Still, the idealists offered the promise of global peace, however distant. What did Morgenthau, with his gloomy prescriptions, offer except unrelenting hostility and conflict as each nation pursued its national interest? World government, according to Morgenthau, was an impossibility under the present arrangement of sovereign nation-states, which meant that peaceful conditions could be maintained only by accepting the existence of rivals on the international stage and balancing national power against national power, strength against strength. Leaders who understood this also understood that the national interests of adversaries had to be respected if war was to be avoided. What other possibility was there? True statesmen shunned goals like democracy promotion and looked for areas of compromise and accommodation, however unsatisfying to the idealists. As Richard Nixon, channeling Morgenthau, once explained, “The only time in the history of the world that we have had any extended period of peace is when there has been balance of power.” To put this another way: One had to learn to live with one’s enemies — to live with tragedy and evil.
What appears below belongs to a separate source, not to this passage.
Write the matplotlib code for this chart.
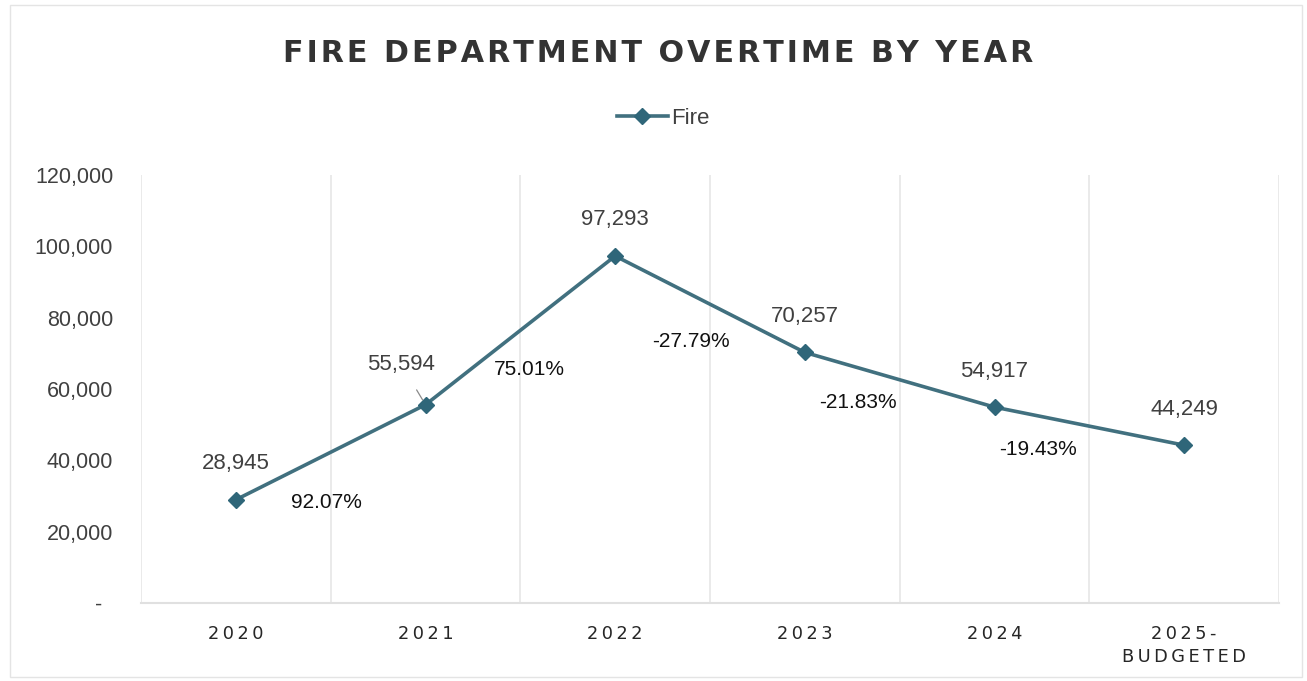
import matplotlib
matplotlib.use("Agg")
import matplotlib.pyplot as plt
from matplotlib.patches import Rectangle
from matplotlib.ticker import FixedLocator, FuncFormatter

# Overtime totals by year
years = ["2020", "2021", "2022", "2023", "2024", "2025-\nBUDGETED"]
overtime = [28945, 55594, 97293, 70257, 54917, 44249]
series_name = "Fire"
y_ticks = [0, 20000, 40000, 60000, 80000, 100000, 120000]

# Year-over-year change labels: x position (between categories) and height
pct_x = [0.48, 1.55, 2.40, 3.28, 4.23]
pct_y = [28300, 65600, 73200, 56100, 42900]

LINE = "#41707f"
TEXT = "#404040"
GRID = "#e6e6e6"
ARIAL = ["Liberation Sans", "DejaVu Sans"]


def spaced(s, sep="\u2009"):
    return "\n".join(sep.join(line) for line in s.split("\n"))


fig = plt.figure(figsize=(13.07, 6.81), dpi=100)
fig.patch.set_facecolor("white")
fig.add_artist(Rectangle((10 / 1307, 4 / 681), 1292 / 1307, 672 / 681,
                         transform=fig.transFigure, fill=False,
                         edgecolor="#e4e4e4", linewidth=1.0))

ax = fig.add_axes([141 / 1307, 78 / 681, 1138 / 1307, 428 / 681])
x = list(range(len(years)))
line, = ax.plot(x, overtime, color=LINE, linewidth=2.6, marker="D",
                markersize=8, markerfacecolor="#2f6679",
                markeredgecolor="#2f6679", label=series_name, zorder=3)

ax.set_xlim(-0.5, len(years) - 0.5)
ax.set_ylim(0, 120000)

# category boundary gridlines
ax.xaxis.set_minor_locator(FixedLocator([i - 0.5 for i in range(len(years) + 1)]))
ax.grid(True, which="minor", axis="x", color=GRID, linewidth=1.2)
ax.grid(False, which="major")
ax.tick_params(axis="both", which="both", length=0)

ax.set_xticks(x)
ax.set_xticklabels([spaced(y) for y in years], fontsize=12.8, color="#262626",
                   linespacing=1.35, va="top")
ax.tick_params(axis="x", pad=16)

ax.yaxis.set_major_locator(FixedLocator(y_ticks))
ax.yaxis.set_major_formatter(FuncFormatter(lambda v, p: "-\u2002" if v == 0 else f"{int(v):,}"))
ax.tick_params(axis="y", labelsize=15.5, labelcolor=TEXT, pad=20)
for lbl in ax.get_yticklabels():
    lbl.set_family(ARIAL)

for s in ["top", "right", "left"]:
    ax.spines[s].set_visible(False)
ax.spines["bottom"].set_color("#e0e0e0")
ax.spines["bottom"].set_linewidth(1.5)

# value labels
for i, v in enumerate(overtime):
    if i == 1:
        ax.annotate(f"{v:,}", xy=(i, v), xytext=(-24, 40), textcoords="offset pixels",
                    ha="center", va="center", fontsize=16, color=TEXT, family=ARIAL,
                    arrowprops=dict(arrowstyle="-", color="#8a8a8a", lw=0.9,
                                    shrinkA=10, shrinkB=4))
    else:
        ax.annotate(f"{v:,}", xy=(i, v), xytext=(0, 36), textcoords="offset pixels",
                    ha="center", va="center", fontsize=16, color=TEXT, family=ARIAL)

# percentage change labels
for k in range(len(overtime) - 1):
    change = (overtime[k + 1] - overtime[k]) / overtime[k] * 100
    ax.text(pct_x[k], pct_y[k], f"{change:.2f}%", ha="center", va="center",
            fontsize=15, color="#111111", family=ARIAL)

fig.text(658 / 1307, 1 - 53 / 681, spaced("FIRE DEPARTMENT OVERTIME BY YEAR", "\u200a"),
         ha="center", va="center", fontsize=21.7, fontweight="bold", color="#333333")

fig.legend(handles=[line], loc="center", bbox_to_anchor=(663 / 1307, 1 - 118 / 681),
           frameon=False, prop={"family": ARIAL, "size": 16}, handlelength=2.3,
           handletextpad=0.15, labelcolor=TEXT)

fig.savefig("out.png", dpi=100, facecolor="white")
In fact, Morgenthau’s emphasis on national interest was a call for restraint in foreign policy, an understanding of the real meaning of power and the limits of force. He was one of the earliest and most incisive opponents of the Vietnam War. (Morgenthau said that those who were surprised at his dovish stance hadn’t been reading him very carefully.) “Prudence” was one of his favorite words. He objected to the idealists, because in their self-righteousness and absolutism they were ready to disrupt peace for their particular sense of morality. “A man who was nothing but ‘moral man,’” Morgenthau said, “would be a fool.”

At the dawn of the Cold War, “Politics Among Nations” tried to steer a path between isolationists who were suspicious of any foreign entanglements and idealists who believed that America had a mission to convert the world to democracy. Locating that middle ground was the key to its success in 1948. It’s an outlook that still has relevance today.